WITH RECURSIVE numbers AS (
SELECT 1 AS ids
UNION ALL
SELECT ids + 1
FROM numbers
WHERE ids < (SELECT MAX(customer_id) FROM Customers)
)
SELECT n.ids
FROM numbers n
LEFT JOIN Customers c
ON n.ids = c.customer_id
WHERE c.customer_id IS NULL
ORDER BY n.ids;
There are no language-specific implementation differences because the actual submission language for this problem is SQL. The logic remains identical regardless of whether the explanation is presented alongside Python or Go.
Worked Examples
Example 1
Input table:
| customer_id | customer_name |
|---|---|
| 1 | Alice |
| 4 | Bob |
| 5 | Charlie |
Step 1: Find maximum ID
max_id = 5
Step 2: Generate sequence from 1 to 5
| Generated IDs |
|---|
| 1 |
| 2 |
| 3 |
| 4 |
| 5 |
Step 3: Compare against Customers table
| Generated ID | Exists in Customers? | Missing? |
|---|---|---|
| 1 | Yes | No |
| 2 | No | Yes |
| 3 | No | Yes |
| 4 | Yes | No |
| 5 | Yes | No |
Step 4: Return missing IDs
| ids |
|---|
| 2 |
| 3 |
Complexity Analysis
| Measure | Complexity | Explanation |
|---|---|---|
| Time | O(M + N) | Generate up to M IDs and compare against N customer rows |
| Space | O(M) | The recursive sequence stores up to M generated numbers |
Since M ≤ 100, the solution is extremely efficient in practice.
The recursive CTE generates at most 100 rows, so both memory usage and runtime remain very small.
Test Cases
# Example case
# Missing IDs inside the range
assert find_missing_ids([1, 4, 5]) == [2, 3]
# No missing IDs
# Complete sequence already exists
assert find_missing_ids([1, 2, 3, 4]) == []
# Single customer with ID 1
# No missing values before max_id
assert find_missing_ids([1]) == []
# Single customer with larger ID
# All smaller IDs are missing
assert find_missing_ids([5]) == [1, 2, 3, 4]
# Missing IDs at the beginning
assert find_missing_ids([3, 4, 5]) == [1, 2]
# Missing IDs in the middle
assert find_missing_ids([1, 2, 5, 6]) == [3, 4]
# Alternating gaps
assert find_missing_ids([1, 3, 5, 7]) == [2, 4, 6]
# Maximum boundary example
assert find_missing_ids([100]) == list(range(1, 100))

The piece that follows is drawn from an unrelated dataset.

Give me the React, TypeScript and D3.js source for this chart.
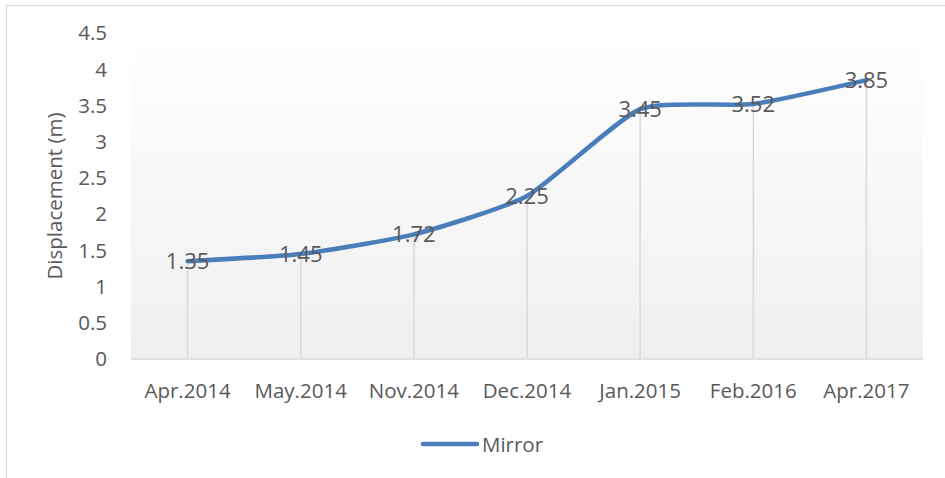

# Dense table with one missing value
assert find_missing_ids([1, 2, 3, 5]) == [4]
# Multiple scattered gaps
assert find_missing_ids([2, 4, 7]) == [1, 3, 5, 6]
Test Summary
| Test | Why |
|---|---|
[1, 4, 5] |
Basic example with middle gaps |
[1, 2, 3, 4] |
No missing IDs |
[1] |
Smallest valid table |
[5] |
Missing values before first present ID |
[3, 4, 5] |
Missing prefix range |
[1, 2, 5, 6] |
Consecutive missing block |
[1, 3, 5, 7] |
Alternating gaps |
[100] |
Upper boundary stress case |
[1, 2, 3, 5] |
Single missing value |
[2, 4, 7] |
Multiple scattered missing IDs |
Edge Cases
Case 1: No Missing IDs
If the table already contains every ID from 1 to max_id, the result should be empty.
For example:
1, 2, 3, 4
A buggy implementation might accidentally return extra rows due to incorrect join conditions or filtering logic.
This solution handles the case correctly because only rows with NULL matches are returned. Fully matched rows are excluded.
Case 2: IDs Do Not Start at 1
The table might begin with a larger ID, such as:
3, 4, 5
In this scenario, IDs 1 and 2 are still considered missing because the required range always begins at 1.
Some incorrect solutions mistakenly start generating numbers from the minimum existing ID instead of from 1.
This implementation explicitly starts the recursive sequence at 1, guaranteeing correct behavior.
Case 3: Only One Customer Exists
If the table contains a single row:
customer_id = 5
then IDs 1, 2, 3, 4 must be returned.
A naive implementation may incorrectly assume there are no missing values when only one row exists.
The recursive generation step avoids this issue because it still constructs the full range from 1 through 5.